- [Collection entries]
----------

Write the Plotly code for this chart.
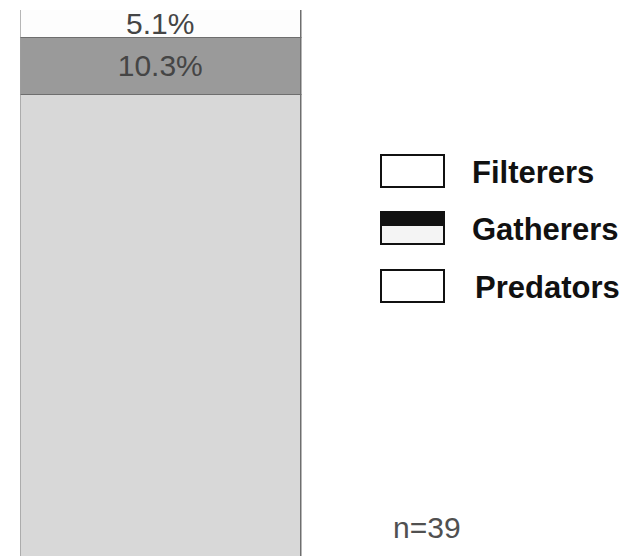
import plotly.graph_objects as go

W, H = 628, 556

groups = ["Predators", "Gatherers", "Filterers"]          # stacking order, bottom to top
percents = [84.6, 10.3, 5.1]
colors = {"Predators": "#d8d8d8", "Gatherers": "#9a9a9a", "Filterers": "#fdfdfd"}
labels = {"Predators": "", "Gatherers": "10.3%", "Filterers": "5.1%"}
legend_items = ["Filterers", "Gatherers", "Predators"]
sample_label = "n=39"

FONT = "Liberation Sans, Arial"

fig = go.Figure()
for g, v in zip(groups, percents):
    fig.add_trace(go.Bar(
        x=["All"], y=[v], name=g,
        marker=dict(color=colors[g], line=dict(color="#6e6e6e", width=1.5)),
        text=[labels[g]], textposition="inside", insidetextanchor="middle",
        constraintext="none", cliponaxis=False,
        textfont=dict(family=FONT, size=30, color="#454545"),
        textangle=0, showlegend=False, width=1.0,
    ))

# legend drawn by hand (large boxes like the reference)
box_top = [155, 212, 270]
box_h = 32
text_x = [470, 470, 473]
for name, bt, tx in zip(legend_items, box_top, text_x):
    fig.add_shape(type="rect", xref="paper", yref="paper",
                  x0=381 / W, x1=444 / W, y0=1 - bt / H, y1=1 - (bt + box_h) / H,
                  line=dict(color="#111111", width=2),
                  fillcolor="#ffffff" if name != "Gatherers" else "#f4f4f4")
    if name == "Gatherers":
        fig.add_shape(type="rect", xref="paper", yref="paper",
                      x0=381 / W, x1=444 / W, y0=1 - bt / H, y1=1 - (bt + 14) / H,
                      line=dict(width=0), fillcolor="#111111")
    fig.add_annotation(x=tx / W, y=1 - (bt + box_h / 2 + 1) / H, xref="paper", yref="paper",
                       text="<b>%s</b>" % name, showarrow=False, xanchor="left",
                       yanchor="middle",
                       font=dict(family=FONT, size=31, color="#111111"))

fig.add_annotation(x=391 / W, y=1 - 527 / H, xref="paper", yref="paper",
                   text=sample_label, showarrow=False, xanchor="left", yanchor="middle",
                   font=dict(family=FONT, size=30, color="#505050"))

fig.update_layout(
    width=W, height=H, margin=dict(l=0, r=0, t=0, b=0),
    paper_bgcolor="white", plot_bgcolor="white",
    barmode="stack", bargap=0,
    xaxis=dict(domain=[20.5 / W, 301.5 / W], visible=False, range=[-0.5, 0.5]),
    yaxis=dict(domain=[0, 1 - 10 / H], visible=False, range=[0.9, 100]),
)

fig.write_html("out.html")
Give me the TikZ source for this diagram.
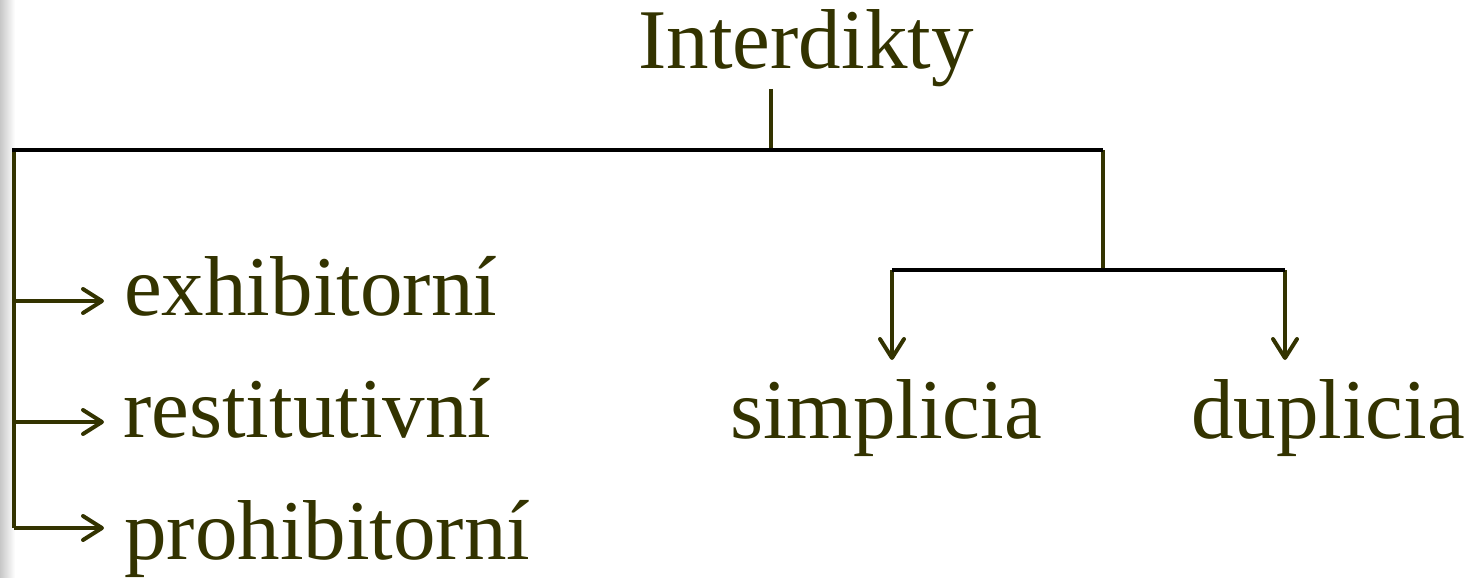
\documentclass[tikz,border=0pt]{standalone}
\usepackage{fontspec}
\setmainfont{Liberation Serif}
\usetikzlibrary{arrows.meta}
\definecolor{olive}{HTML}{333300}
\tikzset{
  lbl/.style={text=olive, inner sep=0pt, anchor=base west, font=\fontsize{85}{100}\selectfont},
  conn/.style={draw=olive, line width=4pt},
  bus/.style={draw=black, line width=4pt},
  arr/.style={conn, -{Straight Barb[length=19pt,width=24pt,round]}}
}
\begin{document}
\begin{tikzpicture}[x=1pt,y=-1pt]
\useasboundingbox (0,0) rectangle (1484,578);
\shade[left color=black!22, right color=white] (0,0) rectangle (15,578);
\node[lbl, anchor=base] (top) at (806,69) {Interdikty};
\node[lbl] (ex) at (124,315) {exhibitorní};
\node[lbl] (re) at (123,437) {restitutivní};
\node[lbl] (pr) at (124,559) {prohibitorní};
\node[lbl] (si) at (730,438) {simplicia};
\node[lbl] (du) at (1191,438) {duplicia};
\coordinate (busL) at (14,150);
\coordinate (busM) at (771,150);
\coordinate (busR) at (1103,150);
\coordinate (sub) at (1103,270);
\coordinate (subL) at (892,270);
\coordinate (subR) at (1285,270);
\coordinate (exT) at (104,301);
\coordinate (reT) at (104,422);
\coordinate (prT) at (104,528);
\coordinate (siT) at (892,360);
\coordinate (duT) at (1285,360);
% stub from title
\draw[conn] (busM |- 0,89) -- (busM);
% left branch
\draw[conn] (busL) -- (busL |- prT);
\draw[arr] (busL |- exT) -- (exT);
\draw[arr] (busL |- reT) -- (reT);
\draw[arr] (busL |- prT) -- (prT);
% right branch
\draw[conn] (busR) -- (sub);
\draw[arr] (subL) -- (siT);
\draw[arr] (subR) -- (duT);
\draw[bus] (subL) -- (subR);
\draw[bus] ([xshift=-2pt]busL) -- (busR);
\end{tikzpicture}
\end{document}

----------

Quote each record exactly as it stands, minus the pictures.

Write the Plotly code for this chart.
import plotly.graph_objects as go

W, H = 628, 556

groups = ["Predators", "Gatherers", "Filterers"]          # stacking order, bottom to top
percents = [84.6, 10.3, 5.1]
colors = {"Predators": "#d8d8d8", "Gatherers": "#9a9a9a", "Filterers": "#fdfdfd"}
labels = {"Predators": "", "Gatherers": "10.3%", "Filterers": "5.1%"}
legend_items = ["Filterers", "Gatherers", "Predators"]
sample_label = "n=39"

FONT = "Liberation Sans, Arial"

fig = go.Figure()
for g, v in zip(groups, percents):
    fig.add_trace(go.Bar(
        x=["All"], y=[v], name=g,
        marker=dict(color=colors[g], line=dict(color="#6e6e6e", width=1.5)),
        text=[labels[g]], textposition="inside", insidetextanchor="middle",
        constraintext="none", cliponaxis=False,
        textfont=dict(family=FONT, size=30, color="#454545"),
        textangle=0, showlegend=False, width=1.0,
    ))

# legend drawn by hand (large boxes like the reference)
box_top = [155, 212, 270]
box_h = 32
text_x = [470, 470, 473]
for name, bt, tx in zip(legend_items, box_top, text_x):
    fig.add_shape(type="rect", xref="paper", yref="paper",
                  x0=381 / W, x1=444 / W, y0=1 - bt / H, y1=1 - (bt + box_h) / H,
                  line=dict(color="#111111", width=2),
                  fillcolor="#ffffff" if name != "Gatherers" else "#f4f4f4")
    if name == "Gatherers":
        fig.add_shape(type="rect", xref="paper", yref="paper",
                      x0=381 / W, x1=444 / W, y0=1 - bt / H, y1=1 - (bt + 14) / H,
                      line=dict(width=0), fillcolor="#111111")
    fig.add_annotation(x=tx / W, y=1 - (bt + box_h / 2 + 1) / H, xref="paper", yref="paper",
                       text="<b>%s</b>" % name, showarrow=False, xanchor="left",
                       yanchor="middle",
                       font=dict(family=FONT, size=31, color="#111111"))

fig.add_annotation(x=391 / W, y=1 - 527 / H, xref="paper", yref="paper",
                   text=sample_label, showarrow=False, xanchor="left", yanchor="middle",
                   font=dict(family=FONT, size=30, color="#505050"))

fig.update_layout(
    width=W, height=H, margin=dict(l=0, r=0, t=0, b=0),
    paper_bgcolor="white", plot_bgcolor="white",
    barmode="stack", bargap=0,
    xaxis=dict(domain=[20.5 / W, 301.5 / W], visible=False, range=[-0.5, 0.5]),
    yaxis=dict(domain=[0, 1 - 10 / H], visible=False, range=[0.9, 100]),
)

fig.write_html("out.html")
Give me the TikZ source for this diagram.
\documentclass[tikz,border=0pt]{standalone}
\usepackage{fontspec}
\setmainfont{Liberation Serif}
\usetikzlibrary{arrows.meta}
\definecolor{olive}{HTML}{333300}
\tikzset{
  lbl/.style={text=olive, inner sep=0pt, anchor=base west, font=\fontsize{85}{100}\selectfont},
  conn/.style={draw=olive, line width=4pt},
  bus/.style={draw=black, line width=4pt},
  arr/.style={conn, -{Straight Barb[length=19pt,width=24pt,round]}}
}
\begin{document}
\begin{tikzpicture}[x=1pt,y=-1pt]
\useasboundingbox (0,0) rectangle (1484,578);
\shade[left color=black!22, right color=white] (0,0) rectangle (15,578);
\node[lbl, anchor=base] (top) at (806,69) {Interdikty};
\node[lbl] (ex) at (124,315) {exhibitorní};
\node[lbl] (re) at (123,437) {restitutivní};
\node[lbl] (pr) at (124,559) {prohibitorní};
\node[lbl] (si) at (730,438) {simplicia};
\node[lbl] (du) at (1191,438) {duplicia};
\coordinate (busL) at (14,150);
\coordinate (busM) at (771,150);
\coordinate (busR) at (1103,150);
\coordinate (sub) at (1103,270);
\coordinate (subL) at (892,270);
\coordinate (subR) at (1285,270);
\coordinate (exT) at (104,301);
\coordinate (reT) at (104,422);
\coordinate (prT) at (104,528);
\coordinate (siT) at (892,360);
\coordinate (duT) at (1285,360);
% stub from title
\draw[conn] (busM |- 0,89) -- (busM);
% left branch
\draw[conn] (busL) -- (busL |- prT);
\draw[arr] (busL |- exT) -- (exT);
\draw[arr] (busL |- reT) -- (reT);
\draw[arr] (busL |- prT) -- (prT);
% right branch
\draw[conn] (busR) -- (sub);
\draw[arr] (subL) -- (siT);
\draw[arr] (subR) -- (duT);
\draw[bus] (subL) -- (subR);
\draw[bus] ([xshift=-2pt]busL) -- (busR);
\end{tikzpicture}
\end{document}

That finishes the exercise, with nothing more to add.